Service jobs on the other hand do not need so much training and very little capital investment. U.S. companies derive savings in wages and more importantly in health benefit payments by outsourcing these jobs. Of course there is no doubt there is loss of national wealth by sending money abroad to pay their wages and salaries.
An argument pro outsourcing can say that short-term job losses brought on by outsourcing are mitigated in the long run by gains to American workers from consumption growth and free trade in low-wage countries.

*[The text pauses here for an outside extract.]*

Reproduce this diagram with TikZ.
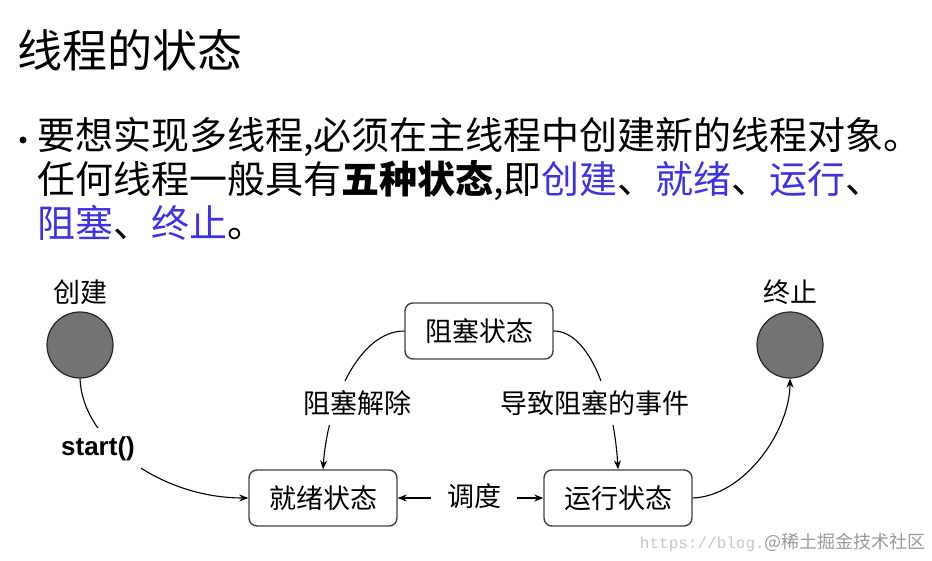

Certain professional roles like retail, personal care, catering cannot be outsourced because of inherent personal interactions between the consumer and the deliverer. Because the service sector encompasses about 70 to 80 percent of the U.S. economy, outsourcing can impact only a sliver of U.S. employment.
According to research data, more than 400,000 U.S. jobs had moved abroad and the total is estimated to hit 3.3 million by 2015. That’s just above 200,000 jobs lost every year to global outsourcing, a trivial problem in the context of the normal churn of the U.S. economy, where about 7 million jobs were gained and lost in each of the previous four quarters.
Many government agencies outsource a part of their work in order to save millions of dollars, which helps US economy and helps federal spending. The theory here is that paying people less for work means that these companies have the ability to produce things cheaper and will be able to transfer these savings to their consumers back in the U.S. Cheaper rates means more consumers buying the products. One example is that of the early 90s, when the price of personal computers dipped because the U.S. chip manufacturers outsourced this offshore and thus reduced chip prices anywhere between 10 to 30 percent.
So who actually benefits from outsourcing?
U.S. investors, shareholders and American consumers derive the benefits of outsourcing, although sometimes at the expense of American wage earners.
Another supportive argument is that outsourcing jobs to other less developed countries helps those countries economically and helps increase trade for US products. It also gives those countries the ability to pay back their debts to the U.S.
Experts believe that the greatest saving potential comes from outsourcing simple assembly work or services. Since there is not much capital involved, except for training people in other countries and payments for displaced U.S. workers, there is no other major investment.
Outsourcing is a difficult issue to tackle and everyone, the supporters and detractors agree on one thing – that outsourcing cannot be eliminated completely. Some people feel companies that outsource should be taxed for outsourcing and those that do not should be rewarded.